From the first line of the data down to and including the line with "var diag = diagX.map(function", copy everything exactly, leaving out pictures.

++++++++++++++++++++

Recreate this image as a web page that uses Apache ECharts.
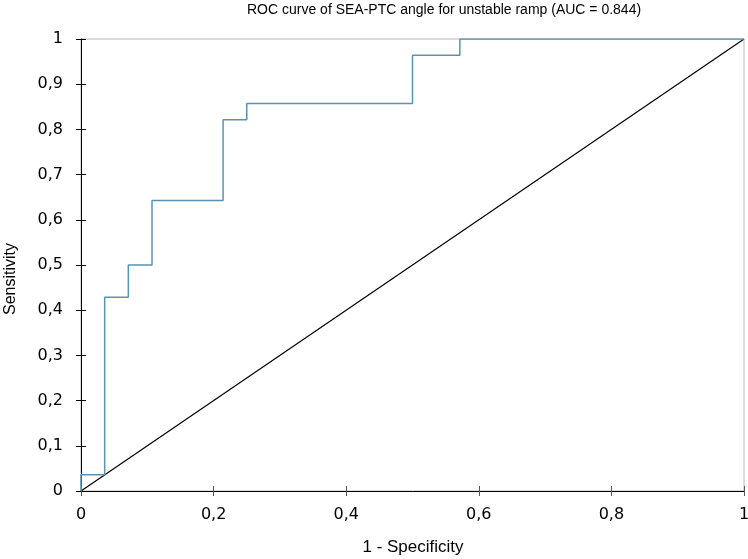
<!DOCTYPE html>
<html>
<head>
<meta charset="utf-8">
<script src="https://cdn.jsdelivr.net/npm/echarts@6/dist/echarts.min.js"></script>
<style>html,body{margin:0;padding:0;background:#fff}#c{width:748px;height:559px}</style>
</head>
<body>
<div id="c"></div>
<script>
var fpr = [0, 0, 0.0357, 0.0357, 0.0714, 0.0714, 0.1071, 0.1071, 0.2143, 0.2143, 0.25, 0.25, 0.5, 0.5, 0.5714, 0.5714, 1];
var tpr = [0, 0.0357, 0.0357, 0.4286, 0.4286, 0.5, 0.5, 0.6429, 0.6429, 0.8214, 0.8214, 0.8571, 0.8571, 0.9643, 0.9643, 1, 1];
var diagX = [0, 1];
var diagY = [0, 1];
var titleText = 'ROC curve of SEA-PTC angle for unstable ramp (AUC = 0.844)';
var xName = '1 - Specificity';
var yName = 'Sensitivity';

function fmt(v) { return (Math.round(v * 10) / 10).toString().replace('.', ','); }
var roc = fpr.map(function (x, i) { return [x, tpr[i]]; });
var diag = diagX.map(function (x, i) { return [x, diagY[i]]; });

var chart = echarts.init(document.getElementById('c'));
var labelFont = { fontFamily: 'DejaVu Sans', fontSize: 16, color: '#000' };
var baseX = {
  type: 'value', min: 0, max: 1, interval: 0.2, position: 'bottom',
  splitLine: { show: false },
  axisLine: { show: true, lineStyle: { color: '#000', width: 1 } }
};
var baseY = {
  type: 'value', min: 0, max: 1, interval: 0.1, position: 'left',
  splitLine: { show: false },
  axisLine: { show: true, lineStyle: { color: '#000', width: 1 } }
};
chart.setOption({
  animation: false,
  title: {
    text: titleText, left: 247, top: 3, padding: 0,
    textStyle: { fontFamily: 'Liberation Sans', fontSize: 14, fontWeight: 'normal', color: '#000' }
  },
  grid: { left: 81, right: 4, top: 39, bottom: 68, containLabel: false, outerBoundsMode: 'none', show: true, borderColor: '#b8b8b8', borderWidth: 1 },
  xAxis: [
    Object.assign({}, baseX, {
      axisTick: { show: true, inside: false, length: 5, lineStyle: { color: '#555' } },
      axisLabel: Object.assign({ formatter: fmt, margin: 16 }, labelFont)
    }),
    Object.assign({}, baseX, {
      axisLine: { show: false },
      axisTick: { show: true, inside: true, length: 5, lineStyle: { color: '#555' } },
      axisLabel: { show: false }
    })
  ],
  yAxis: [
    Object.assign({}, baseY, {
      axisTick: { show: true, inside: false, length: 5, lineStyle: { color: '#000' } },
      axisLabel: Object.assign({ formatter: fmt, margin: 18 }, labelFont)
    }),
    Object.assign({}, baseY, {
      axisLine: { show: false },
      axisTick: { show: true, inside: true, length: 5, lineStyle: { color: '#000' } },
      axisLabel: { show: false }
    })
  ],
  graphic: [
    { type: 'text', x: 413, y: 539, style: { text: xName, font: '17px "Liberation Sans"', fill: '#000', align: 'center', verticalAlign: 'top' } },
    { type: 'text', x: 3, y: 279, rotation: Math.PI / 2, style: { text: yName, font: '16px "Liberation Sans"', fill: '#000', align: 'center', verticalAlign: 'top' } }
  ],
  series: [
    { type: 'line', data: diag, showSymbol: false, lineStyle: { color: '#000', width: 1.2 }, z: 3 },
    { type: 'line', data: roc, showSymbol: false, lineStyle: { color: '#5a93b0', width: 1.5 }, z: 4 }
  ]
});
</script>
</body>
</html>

++++++++++++++++++++

**In response:**
Recreate this image as a web page that uses Apache ECharts.
<!DOCTYPE html>
<html>
<head>
<meta charset="utf-8">
<script src="https://cdn.jsdelivr.net/npm/echarts@6/dist/echarts.min.js"></script>
<style>html,body{margin:0;padding:0;background:#fff}#c{width:748px;height:559px}</style>
</head>
<body>
<div id="c"></div>
<script>
var fpr = [0, 0, 0.0357, 0.0357, 0.0714, 0.0714, 0.1071, 0.1071, 0.2143, 0.2143, 0.25, 0.25, 0.5, 0.5, 0.5714, 0.5714, 1];
var tpr = [0, 0.0357, 0.0357, 0.4286, 0.4286, 0.5, 0.5, 0.6429, 0.6429, 0.8214, 0.8214, 0.8571, 0.8571, 0.9643, 0.9643, 1, 1];
var diagX = [0, 1];
var diagY = [0, 1];
var titleText = 'ROC curve of SEA-PTC angle for unstable ramp (AUC = 0.844)';
var xName = '1 - Specificity';
var yName = 'Sensitivity';

function fmt(v) { return (Math.round(v * 10) / 10).toString().replace('.', ','); }
var roc = fpr.map(function (x, i) { return [x, tpr[i]]; });
var diag = diagX.map(function (x, i) { return [x, diagY[i]]; });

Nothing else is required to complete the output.